When real feeling occurs,
such as anger or fear,
can the stylist express himself with the classical method,
or is he merely listening to his screams and yells?
Is he a living, expressive human being
or merely a patternized mechanical robot?
Is he an entity capable of flowing with external circumstances,
or is he resisting his set of chosen patterns?
Is his chosen pattern forming a screen between him and the opponent
and preventing a "total" and "fresh" relationship?

The War of Art by Steven Pressfield

This book was the slap in the face that I needed to start creating again.
My reading habit was rekindled. My blog writing was kickstarted. My thought process that was stuck in the weeds with the same patterns and routines and the constrained universe was broken.

What I needed was a slap. And this book delivered that.

If you feel stuck, if you are procrastinating, if you think you are here in this world to do something awesome but aren't figuring it out, do yourself a favour and get slapped.

A Guide to the Good Life by William Irvine

I always thought philosophy was complicated and useless for life. That only bearded gents in stuffy suits discussed using words that I hadn't seen in a dictionary. In parallel, I was also looking for non-sectarian methods of how to be a decent human being. There is a lot of that in philosophy without the mumbo-jumbo.

This book on Stoicism was eye-opening for me. It led me to other books on Stoicism - Meditations, Ryan Holiday's work, Seneca, Epictetus etc. - but this book was where it started.

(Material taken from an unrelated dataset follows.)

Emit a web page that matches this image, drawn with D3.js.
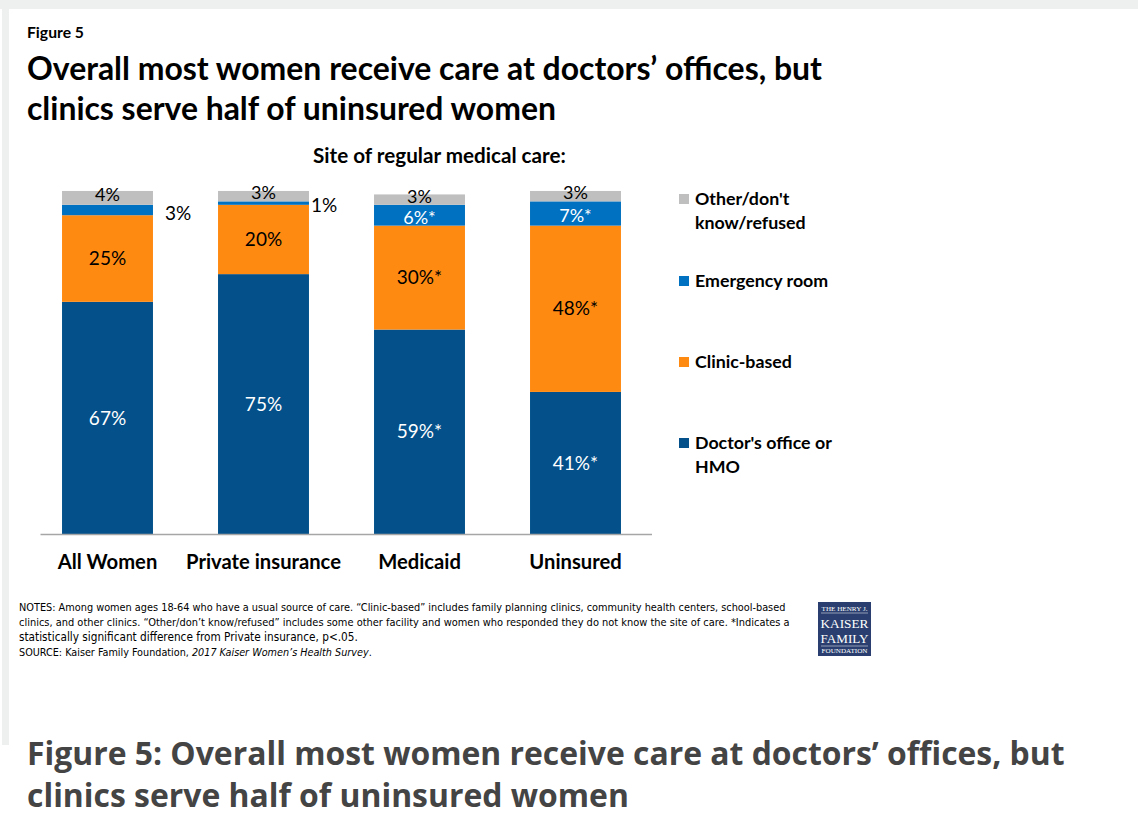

Written, with adequate hand-holding for the noob, I realised that philosophy was ALL about living a good life. It led me to explore previously unexplored parts - spirituality, meditation, shedding old labels.

It is easy to get carried away by labels. One doesn't need to be a Stoic (different from the English word stoic) to learn practical, fundamental lessons from this school of philosophy. A powerful lesson from the Stoics, for example, is to control the controllable. We lose our shit all the time by trying/wanting to control something that is out of our control. Understanding that you are being a nincompoop, coming to terms with it, and working on controlling what is under your control empowers you.

Thanks for indulging me as I shared five books that I have enjoyed reading over the past decade. Not everything (or any) might be your cup of tea but I hope at least one of them is and it opens up a new door in your head.